There is some “boasting” going on because Brett Hundley is now 2-0 in overtime games, compared to Aaron Rodgers’ 1-7. Maybe it has something to do with the fates, because the Packers are now 3-0 this season in overtime games (Rodgers was 0-7 heading into the season). But enough of that. For the second straight time the Packers played poorly for most of the game against a couple of really bad teams (Tampa Bay and Cleveland, who now have combined records of 4-22), and won mainly for the same reason the Packers blew a 19-7 lead with five minutes to play after Russell Wilson threw his fifth interception in the 2014 NFC championship game and still lost in overtime: because their opponents defense fell flat on their faces, and their offenses suddenly became paralytic at the most inopportune times.
But then again, Tampa Bay and 0-13 Cleveland are pretty bad, and it took a while for that to be exposed. Give Hundley, or the play calling anyways, some credit for playing within his limitations, utilizing the pass game as a substitute for a running game that was not working particularly well. Without a couple of catch-and-runs, such as on the winning score in OT when the Browns’ defenders looked like stake poles as Davante Adams ran around them, Hundley would have been 31 of 42 for 182 yards. I just point this out because this is why the Packers actually trailed the worst team in the NFL 21-7 in the fourth quarter, before the Browns reverted to form with arguably the worst starting quarterback in the league, DeShone Kizer. One can only assume the Packers overall are not really a “bad” team without Rodgers; after all, they do still have an outstanding pass receiving corps, as badly used as it has been (particularly Jordy Nelson and Randall Cobb).
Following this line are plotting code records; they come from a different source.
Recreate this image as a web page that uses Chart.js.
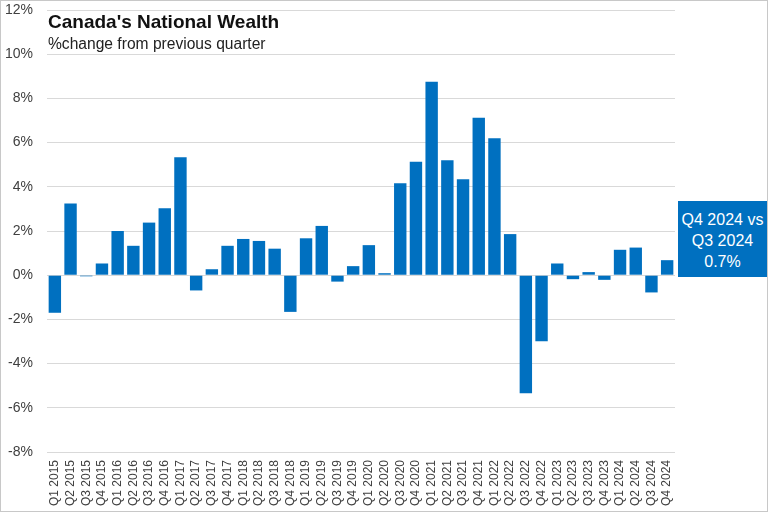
<!DOCTYPE html>
<html>
<head>
<meta charset="utf-8">
<script src="https://cdn.jsdelivr.net/npm/chart.js@4/dist/chart.umd.min.js"></script>
<style>
  html, body { margin: 0; padding: 0; background: #fff; }
  #wrap { position: relative; width: 768px; height: 512px; overflow: hidden; }
  #frame { position: absolute; left: 0; top: 0; width: 766px; height: 510px; border: 1px solid #c8c8c8; pointer-events: none; }
  #title { position: absolute; left: 48px; top: 11px; font: bold 19px "Liberation Sans", Arial, sans-serif; color: #111; white-space: nowrap; }
  #subtitle { position: absolute; left: 48px; top: 35px; font: 15.6px "Liberation Sans", Arial, sans-serif; color: #222; white-space: nowrap; }
  #note { position: absolute; left: 678px; top: 201px; width: 89px; height: 76px; background: #0070C0; color: #fff;
          font: 16px "Liberation Sans", Arial, sans-serif; text-align: center; line-height: 21px; padding-top: 8px; box-sizing: border-box; white-space: nowrap; }
</style>
</head>
<body>
<div id="wrap">
  <canvas id="c" width="768" height="512"></canvas>
  <div id="title">Canada's National Wealth</div>
  <div id="subtitle">%change from previous quarter</div>
  <div id="note">Q4 2024 vs<br>Q3 2024<br>0.7%</div>
  <div id="frame"></div>
</div>
<script>
const quarters = [
  "Q1 2015","Q2 2015","Q3 2015","Q4 2015",
  "Q1 2016","Q2 2016","Q3 2016","Q4 2016",
  "Q1 2017","Q2 2017","Q3 2017","Q4 2017",
  "Q1 2018","Q2 2018","Q3 2018","Q4 2018",
  "Q1 2019","Q2 2019","Q3 2019","Q4 2019",
  "Q1 2020","Q2 2020","Q3 2020","Q4 2020",
  "Q1 2021","Q2 2021","Q3 2021","Q4 2021",
  "Q1 2022","Q2 2022","Q3 2022","Q4 2022",
  "Q1 2023","Q2 2023","Q3 2023","Q4 2023",
  "Q1 2024","Q2 2024","Q3 2024","Q4 2024"
];
const wealthChange = [
  -1.7, 3.25, -0.05, 0.53,
  2.0, 1.33, 2.38, 3.03,
  5.34, -0.69, 0.27, 1.33,
  1.64, 1.55, 1.2, -1.66,
  1.67, 2.23, -0.29, 0.41,
  1.36, 0.09, 4.16, 5.13,
  8.75, 5.2, 4.34, 7.13,
  6.2, 1.86, -5.34, -2.99,
  0.53, -0.18, 0.14, -0.21,
  1.15, 1.25, -0.78, 0.68
];
const yMin = -8, yMax = 12, yStep = 2;

new Chart(document.getElementById('c'), {
  type: 'bar',
  data: {
    labels: quarters,
    datasets: [{
      data: wealthChange,
      backgroundColor: '#0070C0',
      borderWidth: 0,
      barPercentage: 0.79,
      categoryPercentage: 1.0
    }]
  },
  options: {
    responsive: false,
    animation: false,
    layout: { padding: { left: 0, right: 93, top: 10, bottom: 0 } },
    plugins: { legend: { display: false }, tooltip: { enabled: false } },
    scales: {
      x: {
        grid: { display: false },
        border: { display: false },
        ticks: {
          autoSkip: false, maxRotation: 90, minRotation: 90,
          color: '#404040', padding: 0,
          font: { family: '"Liberation Sans", Arial, sans-serif', size: 12 }
        },
        afterFit: (s) => { s.height = 60; s.paddingLeft = 0; s.paddingRight = 0; s.paddingTop = 0; s.paddingBottom = 0; }
      },
      y: {
        min: yMin, max: yMax,
        grid: { color: '#d9d9d9', lineWidth: 1, drawTicks: false },
        border: { display: false },
        ticks: {
          stepSize: yStep, padding: 14, color: '#404040',
          font: { family: '"Liberation Sans", Arial, sans-serif', size: 14 },
          callback: (v) => v + '%'
        },
        afterFit: (s) => { s.width = 47; s.paddingTop = 0; s.paddingBottom = 0; }
      }
    }
  }
});
</script>
</body>
</html>
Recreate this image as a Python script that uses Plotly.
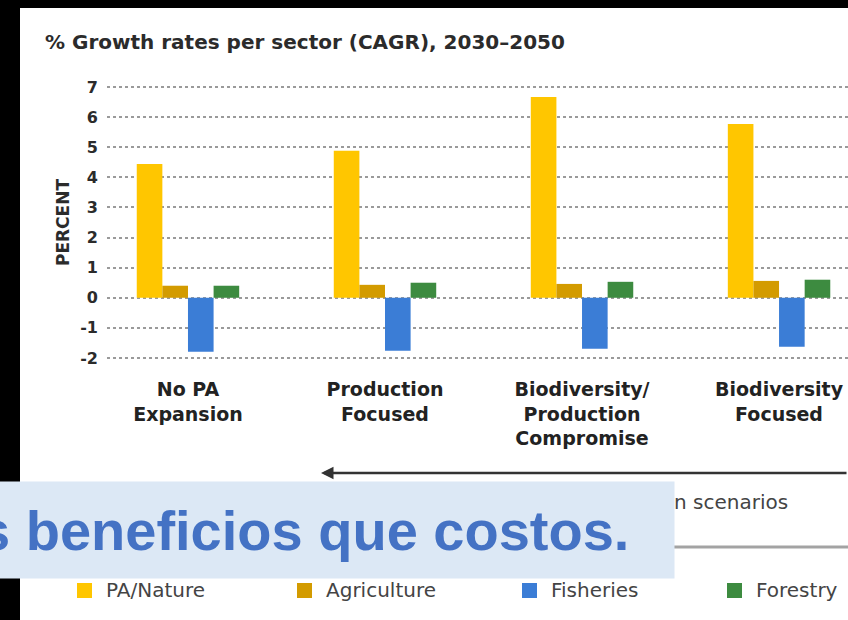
import plotly.graph_objects as go

# Scenario categories and sector growth rates (CAGR %, 2030-2050)
scenarios = ["No PA<br>Expansion", "Production<br>Focused",
             "Biodiversity/<br>Production<br>Compromise", "Biodiversity<br>Focused"]
pa_nature = [4.44, 4.88, 6.67, 5.77]
agriculture = [0.40, 0.43, 0.46, 0.56]
fisheries = [-1.79, -1.76, -1.69, -1.63]
forestry = [0.40, 0.50, 0.53, 0.60]

sector_names = ["PA/Nature", "Agriculture", "Fisheries", "Forestry"]
sector_colors = ["#FFC600", "#D39B00", "#3B7DD6", "#3D8B40"]

y_tick_vals = [-2, -1, 0, 1, 2, 3, 4, 5, 6, 7]
y_tick_text = ["-2", "-1", "0", "1", "2", "3", "4", "5", "6", "7"]

W, H = 848, 620
L, R, T, B = 107, 0, 84, 259
PW, PH = W - L - R, H - T - B


def px(xp):
    """pixel x -> paper x"""
    return (xp - L) / PW


def py(yp):
    """pixel y -> paper y"""
    return (T + PH - yp) / PH


fig = go.Figure()
for name, vals, col in zip(sector_names, [pa_nature, agriculture, fisheries, forestry], sector_colors):
    fig.add_trace(go.Bar(x=scenarios, y=vals, name=name, marker=dict(color=col, line=dict(width=0))))

fam = "DejaVu Sans"
fig.update_layout(
    width=W, height=H,
    margin=dict(l=L, r=R, t=T, b=B),
    paper_bgcolor="white", plot_bgcolor="white",
    barmode="group", bargap=0.48, bargroupgap=0,
    showlegend=False,
    title=dict(text="% Growth rates per sector (CAGR), 2030\u20132050",
               font=dict(family=fam, size=20, color="#2b2b2b", weight="bold"),
               x=45 / W, xref="container", xanchor="left",
               y=1 - 42 / H, yref="container", yanchor="middle"),
    xaxis=dict(range=[-0.411, 3.35], showgrid=False, zeroline=False, showline=False,
               tickfont=dict(family=fam, size=19, color="#222", weight="bold"),
               ticklabelstandoff=15, ticks=""),
    yaxis=dict(range=[-2.1, 7.1], tickvals=y_tick_vals, ticktext=y_tick_text,
               showgrid=True, gridcolor="#9a9a9a", gridwidth=1.5, griddash="dot",
               zeroline=False, showline=False, ticks="",
               tickfont=dict(family=fam, size=16, color="#2b2b2b", weight="bold"),
               ticklabelstandoff=8,
               title=dict(text="PERCENT", font=dict(family=fam, size=17, color="#2b2b2b", weight="bold"),
                          standoff=6)),
)

# dark frame strips around the slide
fig.add_shape(type="rect", xref="paper", yref="paper", x0=px(-5), x1=px(20), y0=py(630), y1=py(-10),
              fillcolor="black", line=dict(width=0), layer="above")
fig.add_shape(type="rect", xref="paper", yref="paper", x0=px(-5), x1=px(860), y0=py(8), y1=py(-10),
              fillcolor="black", line=dict(width=0), layer="above")

# gray rule under the scenario caption
fig.add_shape(type="line", xref="paper", yref="paper", x0=px(300), x1=px(870), y0=py(547), y1=py(547),
              line=dict(color="#a3a3a3", width=3))

# scenario direction arrow
fig.add_annotation(xref="paper", yref="paper", x=px(321), y=py(473), ax=560, ay=0,
                   text="", showarrow=True, arrowhead=2, arrowsize=1, arrowwidth=2.5, arrowcolor="#333")

fig.add_annotation(xref="paper", yref="paper", x=px(672), y=py(502), xanchor="left", yanchor="middle",
                   text="n scenarios", showarrow=False,
                   font=dict(family=fam, size=20, color="#444"))

# sector legend: colour swatch + label
legend_swatch_x = [77, 297, 522, 727]
for name, col, sx in zip(sector_names, sector_colors, legend_swatch_x):
    fig.add_shape(type="rect", xref="paper", yref="paper", x0=px(sx), x1=px(sx + 15),
                  y0=py(598), y1=py(583), fillcolor=col, line=dict(width=0))
    fig.add_annotation(xref="paper", yref="paper", x=px(sx + 27), y=py(590), xanchor="left",
                       yanchor="middle", text=name, showarrow=False,
                       font=dict(family=fam, size=20, color="#444"))

# caption banner
fig.add_annotation(xref="paper", yref="paper", x=px(675), y=py(530), xanchor="right", yanchor="middle",
                   text="s beneficios que costos.", showarrow=False, align="left",
                   width=691, height=88, borderpad=4, bgcolor="#DCE8F5",
                   font=dict(family="Liberation Sans", size=56, color="#4472C4", weight="bold"))

fig.write_html("out.html")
All that said, the Packers have now done the absolute minimum they needed to do with Hundley at quarterback: they “beat” three of the worst teams in league that have a combined record of 8-31. If Rodgers had been quarterbacking, the Packers likely would have at least 2 more victories than those teams combined instead of one fewer. The question now is will it be worth bringing Rodgers back next week. It would certainly have been a moot point if the Packers had lost either of the previous two games. With three other second place teams above them in the win column, it still seems like a game of chance to do so.